■ **WRITTEN TASK**: Please repeat only the stretch of records running from the first line through the line that contains "(600,870) (470,720) (424,595)".

(Entries with chart source code)
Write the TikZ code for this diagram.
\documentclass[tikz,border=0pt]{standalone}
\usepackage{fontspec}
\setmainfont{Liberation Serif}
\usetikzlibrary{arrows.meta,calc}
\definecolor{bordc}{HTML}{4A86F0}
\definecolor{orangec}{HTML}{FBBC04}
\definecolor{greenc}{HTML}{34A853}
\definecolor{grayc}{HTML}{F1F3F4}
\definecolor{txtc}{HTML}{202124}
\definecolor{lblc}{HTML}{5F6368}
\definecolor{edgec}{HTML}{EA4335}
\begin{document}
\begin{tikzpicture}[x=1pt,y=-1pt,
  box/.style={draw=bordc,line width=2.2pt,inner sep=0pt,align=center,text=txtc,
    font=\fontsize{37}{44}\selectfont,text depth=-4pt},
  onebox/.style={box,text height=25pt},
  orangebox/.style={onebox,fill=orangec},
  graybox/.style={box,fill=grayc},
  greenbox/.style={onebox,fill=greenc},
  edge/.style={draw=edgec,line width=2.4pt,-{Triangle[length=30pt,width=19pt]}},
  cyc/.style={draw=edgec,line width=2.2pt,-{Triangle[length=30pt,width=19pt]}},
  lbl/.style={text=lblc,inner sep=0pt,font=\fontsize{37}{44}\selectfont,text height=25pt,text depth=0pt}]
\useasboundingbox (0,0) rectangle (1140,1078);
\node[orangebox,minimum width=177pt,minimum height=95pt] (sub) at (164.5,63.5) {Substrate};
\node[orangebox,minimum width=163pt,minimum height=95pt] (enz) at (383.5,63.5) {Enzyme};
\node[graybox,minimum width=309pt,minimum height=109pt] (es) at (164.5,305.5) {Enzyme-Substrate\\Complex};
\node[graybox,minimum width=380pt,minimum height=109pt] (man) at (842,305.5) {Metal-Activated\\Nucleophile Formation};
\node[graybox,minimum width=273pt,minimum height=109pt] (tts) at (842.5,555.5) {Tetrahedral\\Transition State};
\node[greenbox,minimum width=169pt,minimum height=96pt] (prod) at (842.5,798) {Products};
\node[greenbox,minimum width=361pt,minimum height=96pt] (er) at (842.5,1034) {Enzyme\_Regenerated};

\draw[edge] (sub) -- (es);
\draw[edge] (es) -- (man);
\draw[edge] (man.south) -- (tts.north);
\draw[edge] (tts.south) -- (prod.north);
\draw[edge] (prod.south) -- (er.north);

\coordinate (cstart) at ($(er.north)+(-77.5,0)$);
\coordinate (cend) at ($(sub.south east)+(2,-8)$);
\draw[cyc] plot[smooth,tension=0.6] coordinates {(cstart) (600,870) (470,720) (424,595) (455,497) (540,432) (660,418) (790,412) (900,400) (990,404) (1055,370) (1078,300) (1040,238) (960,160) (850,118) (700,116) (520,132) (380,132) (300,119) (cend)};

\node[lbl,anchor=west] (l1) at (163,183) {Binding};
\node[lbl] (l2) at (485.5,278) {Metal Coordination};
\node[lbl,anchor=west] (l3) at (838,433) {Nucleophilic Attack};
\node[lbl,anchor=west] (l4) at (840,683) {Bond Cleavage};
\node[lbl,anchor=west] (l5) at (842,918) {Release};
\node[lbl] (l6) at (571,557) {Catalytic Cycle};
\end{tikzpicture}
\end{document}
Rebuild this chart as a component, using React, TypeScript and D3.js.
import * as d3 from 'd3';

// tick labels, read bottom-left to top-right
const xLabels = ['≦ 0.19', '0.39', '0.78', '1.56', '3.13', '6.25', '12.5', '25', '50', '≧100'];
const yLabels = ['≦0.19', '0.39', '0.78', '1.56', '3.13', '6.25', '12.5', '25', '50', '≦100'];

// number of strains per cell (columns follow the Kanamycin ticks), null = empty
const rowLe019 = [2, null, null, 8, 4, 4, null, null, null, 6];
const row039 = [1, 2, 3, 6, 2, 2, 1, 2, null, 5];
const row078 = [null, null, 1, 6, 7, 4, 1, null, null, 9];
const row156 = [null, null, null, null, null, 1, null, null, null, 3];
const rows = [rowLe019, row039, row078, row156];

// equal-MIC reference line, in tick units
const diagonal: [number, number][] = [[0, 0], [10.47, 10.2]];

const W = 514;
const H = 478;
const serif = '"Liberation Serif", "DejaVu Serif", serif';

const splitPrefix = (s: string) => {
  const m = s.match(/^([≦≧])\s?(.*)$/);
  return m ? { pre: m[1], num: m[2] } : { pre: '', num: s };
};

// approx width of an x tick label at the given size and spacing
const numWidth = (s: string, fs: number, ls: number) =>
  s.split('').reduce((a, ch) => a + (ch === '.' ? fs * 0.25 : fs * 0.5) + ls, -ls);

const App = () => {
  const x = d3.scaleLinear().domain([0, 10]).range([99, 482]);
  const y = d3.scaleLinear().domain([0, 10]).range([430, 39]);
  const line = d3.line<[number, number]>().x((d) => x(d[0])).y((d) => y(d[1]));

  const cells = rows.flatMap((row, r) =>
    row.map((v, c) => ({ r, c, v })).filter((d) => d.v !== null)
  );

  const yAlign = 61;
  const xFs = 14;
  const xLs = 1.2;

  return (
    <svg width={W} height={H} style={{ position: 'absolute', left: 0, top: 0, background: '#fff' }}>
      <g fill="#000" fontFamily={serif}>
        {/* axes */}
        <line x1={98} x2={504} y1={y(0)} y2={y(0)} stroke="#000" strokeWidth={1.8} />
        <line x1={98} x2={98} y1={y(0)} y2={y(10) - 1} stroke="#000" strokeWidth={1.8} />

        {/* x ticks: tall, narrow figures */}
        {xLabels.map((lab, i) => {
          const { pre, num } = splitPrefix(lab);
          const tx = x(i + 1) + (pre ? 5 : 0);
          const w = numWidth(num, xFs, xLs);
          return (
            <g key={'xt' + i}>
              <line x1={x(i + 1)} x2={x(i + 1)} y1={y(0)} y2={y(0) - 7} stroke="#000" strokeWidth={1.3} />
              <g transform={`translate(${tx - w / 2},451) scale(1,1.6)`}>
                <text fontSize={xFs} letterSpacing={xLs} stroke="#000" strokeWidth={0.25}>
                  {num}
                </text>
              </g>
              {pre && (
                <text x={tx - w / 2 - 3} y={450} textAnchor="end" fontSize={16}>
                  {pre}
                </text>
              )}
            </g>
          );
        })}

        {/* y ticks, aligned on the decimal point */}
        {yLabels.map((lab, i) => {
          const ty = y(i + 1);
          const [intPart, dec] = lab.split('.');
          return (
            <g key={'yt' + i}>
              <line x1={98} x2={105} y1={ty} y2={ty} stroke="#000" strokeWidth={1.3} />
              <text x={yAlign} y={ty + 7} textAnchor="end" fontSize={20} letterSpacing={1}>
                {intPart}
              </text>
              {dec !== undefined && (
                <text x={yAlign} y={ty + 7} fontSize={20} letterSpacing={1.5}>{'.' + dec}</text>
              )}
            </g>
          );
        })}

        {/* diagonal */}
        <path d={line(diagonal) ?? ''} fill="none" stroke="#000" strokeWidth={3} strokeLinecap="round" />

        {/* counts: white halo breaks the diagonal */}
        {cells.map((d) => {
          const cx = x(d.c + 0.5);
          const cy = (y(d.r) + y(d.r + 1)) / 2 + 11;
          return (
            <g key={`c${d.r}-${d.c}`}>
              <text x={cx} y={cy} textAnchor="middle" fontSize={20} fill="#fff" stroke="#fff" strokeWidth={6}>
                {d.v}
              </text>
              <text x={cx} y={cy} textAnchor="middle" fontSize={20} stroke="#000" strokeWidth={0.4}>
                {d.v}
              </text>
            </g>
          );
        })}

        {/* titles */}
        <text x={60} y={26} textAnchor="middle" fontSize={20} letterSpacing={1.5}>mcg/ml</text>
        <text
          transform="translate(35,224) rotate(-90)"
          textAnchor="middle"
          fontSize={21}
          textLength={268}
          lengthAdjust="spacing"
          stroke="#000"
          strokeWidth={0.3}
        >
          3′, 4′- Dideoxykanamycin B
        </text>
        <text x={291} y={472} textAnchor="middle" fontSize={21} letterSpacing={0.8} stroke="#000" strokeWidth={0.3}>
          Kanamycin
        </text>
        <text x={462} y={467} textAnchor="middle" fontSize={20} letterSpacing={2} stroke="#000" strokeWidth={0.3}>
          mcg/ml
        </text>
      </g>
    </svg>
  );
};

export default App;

■ **CORRECT OUTPUT**:
Write the TikZ code for this diagram.
\documentclass[tikz,border=0pt]{standalone}
\usepackage{fontspec}
\setmainfont{Liberation Serif}
\usetikzlibrary{arrows.meta,calc}
\definecolor{bordc}{HTML}{4A86F0}
\definecolor{orangec}{HTML}{FBBC04}
\definecolor{greenc}{HTML}{34A853}
\definecolor{grayc}{HTML}{F1F3F4}
\definecolor{txtc}{HTML}{202124}
\definecolor{lblc}{HTML}{5F6368}
\definecolor{edgec}{HTML}{EA4335}
\begin{document}
\begin{tikzpicture}[x=1pt,y=-1pt,
  box/.style={draw=bordc,line width=2.2pt,inner sep=0pt,align=center,text=txtc,
    font=\fontsize{37}{44}\selectfont,text depth=-4pt},
  onebox/.style={box,text height=25pt},
  orangebox/.style={onebox,fill=orangec},
  graybox/.style={box,fill=grayc},
  greenbox/.style={onebox,fill=greenc},
  edge/.style={draw=edgec,line width=2.4pt,-{Triangle[length=30pt,width=19pt]}},
  cyc/.style={draw=edgec,line width=2.2pt,-{Triangle[length=30pt,width=19pt]}},
  lbl/.style={text=lblc,inner sep=0pt,font=\fontsize{37}{44}\selectfont,text height=25pt,text depth=0pt}]
\useasboundingbox (0,0) rectangle (1140,1078);
\node[orangebox,minimum width=177pt,minimum height=95pt] (sub) at (164.5,63.5) {Substrate};
\node[orangebox,minimum width=163pt,minimum height=95pt] (enz) at (383.5,63.5) {Enzyme};
\node[graybox,minimum width=309pt,minimum height=109pt] (es) at (164.5,305.5) {Enzyme-Substrate\\Complex};
\node[graybox,minimum width=380pt,minimum height=109pt] (man) at (842,305.5) {Metal-Activated\\Nucleophile Formation};
\node[graybox,minimum width=273pt,minimum height=109pt] (tts) at (842.5,555.5) {Tetrahedral\\Transition State};
\node[greenbox,minimum width=169pt,minimum height=96pt] (prod) at (842.5,798) {Products};
\node[greenbox,minimum width=361pt,minimum height=96pt] (er) at (842.5,1034) {Enzyme\_Regenerated};

\draw[edge] (sub) -- (es);
\draw[edge] (es) -- (man);
\draw[edge] (man.south) -- (tts.north);
\draw[edge] (tts.south) -- (prod.north);
\draw[edge] (prod.south) -- (er.north);

\coordinate (cstart) at ($(er.north)+(-77.5,0)$);
\coordinate (cend) at ($(sub.south east)+(2,-8)$);
\draw[cyc] plot[smooth,tension=0.6] coordinates {(cstart) (600,870) (470,720) (424,595) (455,497) (540,432) (660,418) (790,412) (900,400) (990,404) (1055,370) (1078,300) (1040,238) (960,160) (850,118) (700,116) (520,132) (380,132) (300,119) (cend)};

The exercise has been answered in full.